El juglar: Las huellas de un fantasma

Por Aníbal Páez

El juglar es un grupo que, en rigor, no existe; pero la nostalgia de sus actores, de los que construyeron una línea estética y, sobre todo, una forma extra/ordinaria de aglutinar al público guayaquileño -y de buena parte del país- de los 80´s y llevarlo al teatro como si fueran al estadio, hace que todavía, después de 25 años, su “Guayaquil Superestar” llene la sala.
Es evidente que esos actores tienen la necesidad de hacer la obra. Se percibe el peso de una gloria del pasado sobre la cual todavía no han podido erigirse y por eso, como evocando fantasmas, la convocan cada año para rendirle culto a lo que un día fue y ya no es más. Hablo del grupo, del otrora éxito, porque hay algo profundamente arraigado de la ciudad en las historias que se narran: eso que no cambia, aquello que nos conforma.

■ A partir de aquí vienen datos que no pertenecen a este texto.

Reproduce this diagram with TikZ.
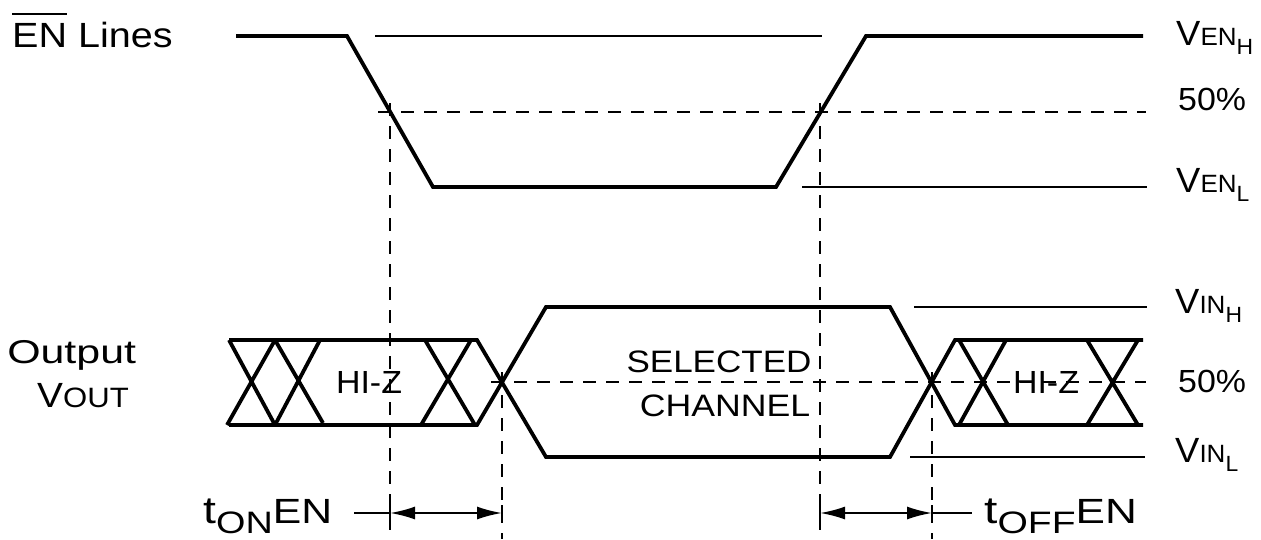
\documentclass[tikz,border=0pt]{standalone}
\usepackage{fontspec}
\setmainfont{Liberation Sans}
\usetikzlibrary{arrows.meta}
\newcommand\fsz[1]{\fontsize{#1pt}{#1pt}\selectfont}
\newcommand\ovl[1]{\vbox{\hrule height 2.2pt\kern 7.5pt\hbox{#1}}}
\begin{document}
\begin{tikzpicture}[x=1pt,y=-1pt,
  wave/.style={line width=3.8pt},
  thinl/.style={line width=2pt},
  dsh/.style={line width=2pt, dash pattern=on 13pt off 10pt},
  lbl/.style={inner sep=0pt, font=\fsz{35}},
  dimarrow/.style={line width=2pt, {Latex[length=25pt,width=13pt]}-{Latex[length=25pt,width=13pt]}},
]
\useasboundingbox (0,0) rectangle (1261,539);

% labels
\node[lbl, anchor=base west, xscale=1.13] (enlbl) at (12,47) {\ovl{EN} Lines};
\node[lbl, anchor=base west, xscale=1.04] (venh) at (1176,45) {V{\fsz{25}EN}\raisebox{-9pt}{\fsz{22}H}};
\node[lbl, anchor=base west, xscale=1.06] (p50a) at (1178,110) {\fsz{32}50\%};
\node[lbl, anchor=base west, xscale=1.04] (venl) at (1176,192) {V{\fsz{25}EN}\raisebox{-9pt}{\fsz{22}L}};
\node[lbl, anchor=base west, xscale=1.04] (vinh) at (1175,313) {V{\fsz{25}IN}\raisebox{-9pt}{\fsz{22}H}};
\node[lbl, anchor=base west, xscale=1.06] (p50b) at (1178,392) {\fsz{32}50\%};
\node[lbl, anchor=base west, xscale=1.04] (vinl) at (1175,462) {V{\fsz{25}IN}\raisebox{-9pt}{\fsz{22}L}};
\node[lbl, anchor=base west, xscale=1.3] (outlbl) at (7,363) {\fsz{33}Output};
\node[lbl, anchor=base west, xscale=1.11] (voutlbl) at (37,407) {V{\fsz{28}OUT}};
\node[lbl, anchor=base west, xscale=1.22] (tonlbl) at (203,523) {\fsz{38}t\raisebox{-10pt}{\fsz{31}ON}{\fsz{35}EN}};
\node[lbl, anchor=base west, xscale=1.26] (tofflbl) at (984,523) {\fsz{38}t\raisebox{-10pt}{\fsz{31}OFF}{\fsz{35}EN}};
\node[lbl, xscale=1.06] (hizl) at (369,382) {\fsz{32}HI-Z};
\node[lbl, xscale=1.06] (hizr) at (1046,382) {\fsz{32}HI-Z};
\node[lbl, xscale=1.13] (sel) at (719,362) {\fsz{31}SELECTED};
\node[lbl, xscale=1.15] (chan) at (725,406) {\fsz{31}CHANNEL};

% EN waveform
\draw[wave] (236,36) -- (347,36) -- (433,187) -- (776,187) -- (866,36) -- (1143,36);
\draw[thinl] (375,36) -- (822,36);
\draw[thinl] (802,187) -- (1147,187);
\draw[dsh] (378,112) -- (1146,112);

% output waveform
\draw[wave] (229,340) -- (477,340) -- (546,457) -- (890,457) -- (955,340) -- (1143,340);
\draw[wave] (229,425) -- (477,425) -- (546,307) -- (890,307) -- (955,425) -- (1143,425);
\draw[wave] (229,340)--(275,425) (227,425)--(275,340) (275,340)--(323,423) (275,425)--(320,340)
  (425,340)--(475,425) (421,425)--(471,340)
  (959,340)--(1008,425) (959,425)--(1006,340) (1087,340)--(1138,425) (1087,425)--(1138,340);
\draw[thinl] (914,307) -- (1147,307);
\draw[thinl] (910,457) -- (1145,457);
\draw[dsh] (491,382) -- (1146,382);

% timing markers
\coordinate (m1t) at (390,103); \coordinate (m1b) at (390,539);
\coordinate (m2t) at (502,372); \coordinate (m2b) at (502,539);
\coordinate (m3t) at (820,103); \coordinate (m3b) at (820,539);
\coordinate (m4t) at (932,372); \coordinate (m4b) at (932,539);
\draw[dsh] (m1t) -- (m1b);
\draw[dsh] (m2t) -- (m2b);
\draw[dsh] (m3t) -- (m3b);
\draw[dsh] (m4t) -- (m4b);

\coordinate (a1) at (390,513); \coordinate (a2) at (502,513);
\coordinate (a3) at (820,513); \coordinate (a4) at (932,513);
\coordinate (ton) at (354,513); \coordinate (toff) at (972,513);
\draw[thinl] (ton) -- (a1);
\draw[dimarrow] (a1) -- (a2);
\draw[dimarrow] (a3) -- (a4);
\draw[thinl] (a4) -- (toff);
\foreach \p in {a1,a2,a3,a4} \draw[thinl] ([yshift=-8pt]\p) -- ([yshift=8pt]\p);
\end{tikzpicture}
\end{document}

Mi compañera, aguda observadora de signos en el espacio escénico, me hizo percatar de la carga corporal que contiene la obra, es decir, cómo más allá del discurso textual, plagado de lugares comunes, hay un gestus que nos habla de Guayaquil desde la fisicalidad y el ademán, en una síntesis que consagró al estereotipo del guayaquileño “sabido” o el montubio “gil”, como paradigmas precursores de toda una línea estética postjuglar. Y es que la obra entera es una representación del Guayaquil marginal; su formato de puesta, hecha en sketches (escenas cortas) sintetizan acontecimientos más o menos comunes que vive a diario el sector más populoso de la ciudad: La pelea por una cama de hospital, un recorrido en el bus de pasajeros, la estafa del lumpen citadino al campesino, etc, se han convertido en estampas del imaginario guayaquileño de casi todas las clases sociales.

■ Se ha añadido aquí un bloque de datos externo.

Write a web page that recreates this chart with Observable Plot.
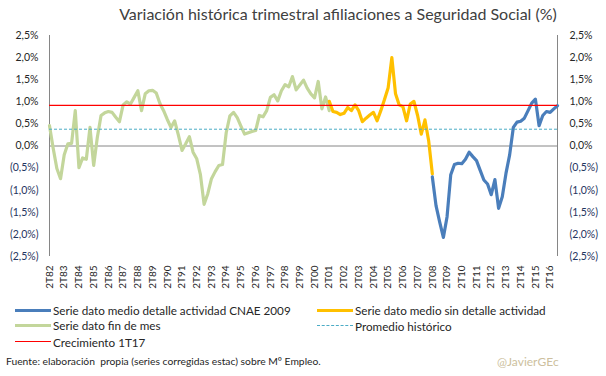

Insisto en la nostalgia. En un trabajo de escasa factura técnica, donde la paradoja radica en que el cuerpo del actor no dibuja una composición que surja de la investigación de otras posibilidades expresivas diferentes a las propias, sino que tiene inscrito, en sí mismo, por su origen, una carga donde se lee a la ciudad y su margen. No son personajes; ellos mismos y sus cuerpos, son presencias honestas en el escenario, desprovistos de cualquier pose. Son las huellas de ese dolor las que llegan al auditorio y conmueven. No su palabra.

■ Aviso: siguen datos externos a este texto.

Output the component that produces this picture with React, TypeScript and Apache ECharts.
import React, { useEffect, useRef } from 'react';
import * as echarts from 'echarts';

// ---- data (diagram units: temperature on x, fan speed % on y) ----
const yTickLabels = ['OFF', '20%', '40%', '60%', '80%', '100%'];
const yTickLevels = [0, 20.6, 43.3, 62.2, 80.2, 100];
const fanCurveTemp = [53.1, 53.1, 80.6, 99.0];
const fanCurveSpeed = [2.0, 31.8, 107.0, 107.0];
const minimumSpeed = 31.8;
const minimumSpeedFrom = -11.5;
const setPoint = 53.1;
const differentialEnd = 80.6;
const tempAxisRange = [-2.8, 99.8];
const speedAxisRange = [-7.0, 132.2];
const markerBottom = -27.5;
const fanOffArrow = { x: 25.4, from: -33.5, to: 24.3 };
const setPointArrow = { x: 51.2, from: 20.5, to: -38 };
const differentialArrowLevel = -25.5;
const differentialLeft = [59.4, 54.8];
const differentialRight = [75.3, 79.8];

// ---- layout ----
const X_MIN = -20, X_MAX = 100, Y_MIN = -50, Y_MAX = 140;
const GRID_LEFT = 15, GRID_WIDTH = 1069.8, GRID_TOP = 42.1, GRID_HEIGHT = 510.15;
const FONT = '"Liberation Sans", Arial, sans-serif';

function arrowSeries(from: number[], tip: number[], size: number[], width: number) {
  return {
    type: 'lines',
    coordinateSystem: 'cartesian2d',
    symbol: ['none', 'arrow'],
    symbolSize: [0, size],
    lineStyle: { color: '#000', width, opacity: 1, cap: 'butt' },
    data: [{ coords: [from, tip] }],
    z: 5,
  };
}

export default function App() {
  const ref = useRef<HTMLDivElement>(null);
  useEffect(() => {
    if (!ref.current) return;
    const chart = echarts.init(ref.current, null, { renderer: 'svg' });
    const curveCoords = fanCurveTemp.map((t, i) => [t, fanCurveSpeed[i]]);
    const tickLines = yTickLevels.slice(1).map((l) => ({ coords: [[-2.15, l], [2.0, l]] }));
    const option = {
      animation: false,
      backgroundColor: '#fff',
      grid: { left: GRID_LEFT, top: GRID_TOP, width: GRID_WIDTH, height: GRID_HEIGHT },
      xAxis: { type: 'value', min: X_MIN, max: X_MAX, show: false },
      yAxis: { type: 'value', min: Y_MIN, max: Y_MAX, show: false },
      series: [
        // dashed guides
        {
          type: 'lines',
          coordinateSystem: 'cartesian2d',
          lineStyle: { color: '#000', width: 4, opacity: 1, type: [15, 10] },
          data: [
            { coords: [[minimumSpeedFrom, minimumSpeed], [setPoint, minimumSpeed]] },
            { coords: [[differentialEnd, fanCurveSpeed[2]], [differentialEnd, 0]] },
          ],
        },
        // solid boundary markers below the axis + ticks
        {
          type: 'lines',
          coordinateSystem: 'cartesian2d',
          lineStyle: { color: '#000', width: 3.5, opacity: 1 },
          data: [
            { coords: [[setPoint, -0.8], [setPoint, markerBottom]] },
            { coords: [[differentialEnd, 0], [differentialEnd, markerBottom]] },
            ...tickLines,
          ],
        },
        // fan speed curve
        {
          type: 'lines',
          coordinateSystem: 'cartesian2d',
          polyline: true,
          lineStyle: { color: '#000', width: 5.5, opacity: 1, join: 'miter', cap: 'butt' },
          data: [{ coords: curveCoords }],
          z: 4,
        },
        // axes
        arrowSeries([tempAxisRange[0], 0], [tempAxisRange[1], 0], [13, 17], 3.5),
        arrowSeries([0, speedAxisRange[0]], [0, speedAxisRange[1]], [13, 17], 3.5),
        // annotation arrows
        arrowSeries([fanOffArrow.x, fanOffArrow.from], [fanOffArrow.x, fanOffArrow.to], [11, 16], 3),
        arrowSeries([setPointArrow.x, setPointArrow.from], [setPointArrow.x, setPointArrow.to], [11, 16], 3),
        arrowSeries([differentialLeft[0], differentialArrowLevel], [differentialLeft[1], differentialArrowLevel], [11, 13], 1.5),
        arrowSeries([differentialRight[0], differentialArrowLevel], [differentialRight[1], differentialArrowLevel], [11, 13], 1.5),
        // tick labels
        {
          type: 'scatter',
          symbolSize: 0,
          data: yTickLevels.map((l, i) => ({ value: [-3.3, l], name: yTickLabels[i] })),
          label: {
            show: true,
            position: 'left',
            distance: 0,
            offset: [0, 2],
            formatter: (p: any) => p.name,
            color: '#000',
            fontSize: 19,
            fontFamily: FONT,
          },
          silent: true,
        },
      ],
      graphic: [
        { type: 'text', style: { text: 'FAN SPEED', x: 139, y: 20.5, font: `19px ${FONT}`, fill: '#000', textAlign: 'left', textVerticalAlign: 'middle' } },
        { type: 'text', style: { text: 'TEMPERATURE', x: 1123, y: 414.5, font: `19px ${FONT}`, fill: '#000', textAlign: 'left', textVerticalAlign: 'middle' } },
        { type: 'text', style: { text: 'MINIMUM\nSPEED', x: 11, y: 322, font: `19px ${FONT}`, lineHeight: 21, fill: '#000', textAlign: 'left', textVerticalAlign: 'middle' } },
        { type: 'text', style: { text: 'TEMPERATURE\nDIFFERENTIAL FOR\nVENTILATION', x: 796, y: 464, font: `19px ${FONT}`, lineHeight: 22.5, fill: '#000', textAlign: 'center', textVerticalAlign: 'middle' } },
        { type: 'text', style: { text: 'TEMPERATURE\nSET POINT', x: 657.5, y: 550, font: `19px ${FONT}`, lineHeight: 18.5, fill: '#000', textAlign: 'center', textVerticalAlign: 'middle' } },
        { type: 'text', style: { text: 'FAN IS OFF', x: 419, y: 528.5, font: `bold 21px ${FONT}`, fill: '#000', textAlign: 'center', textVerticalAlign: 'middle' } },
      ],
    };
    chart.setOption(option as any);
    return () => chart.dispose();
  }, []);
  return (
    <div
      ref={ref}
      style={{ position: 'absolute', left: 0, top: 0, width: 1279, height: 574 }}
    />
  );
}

Así se configura una experiencia de difícil digestión, no tanto por su condumio, cuanto por la valoración de su vigencia en el tiempo como documento vivo de trascendencia histórica.
¿Qué pasó después del Juglar? ¿Qué hicieron sus actores? Merece una investigación seria el fenómeno del grupo y su influencia en el teatro guayaquileño procedente. Me atrevería a apuntar, remitiéndome a las pruebas, que el desarrollo de una línea de investigación del urbanismo marginal se estancó en la sordidez del chiste fácil, y con esto, en la consolidación de un gusto particular en la audiencia. Al parecer, algunos de sus herederos asumieron la continuidad sin reflexión, y de esta forma, sin saberlo, traicionaron.

El Juglar y sus obras, marcaron un camino que hay que tomar como punto de partida y punto de quiebre. La dialéctica consiste en matar al padre para parirse uno mismo.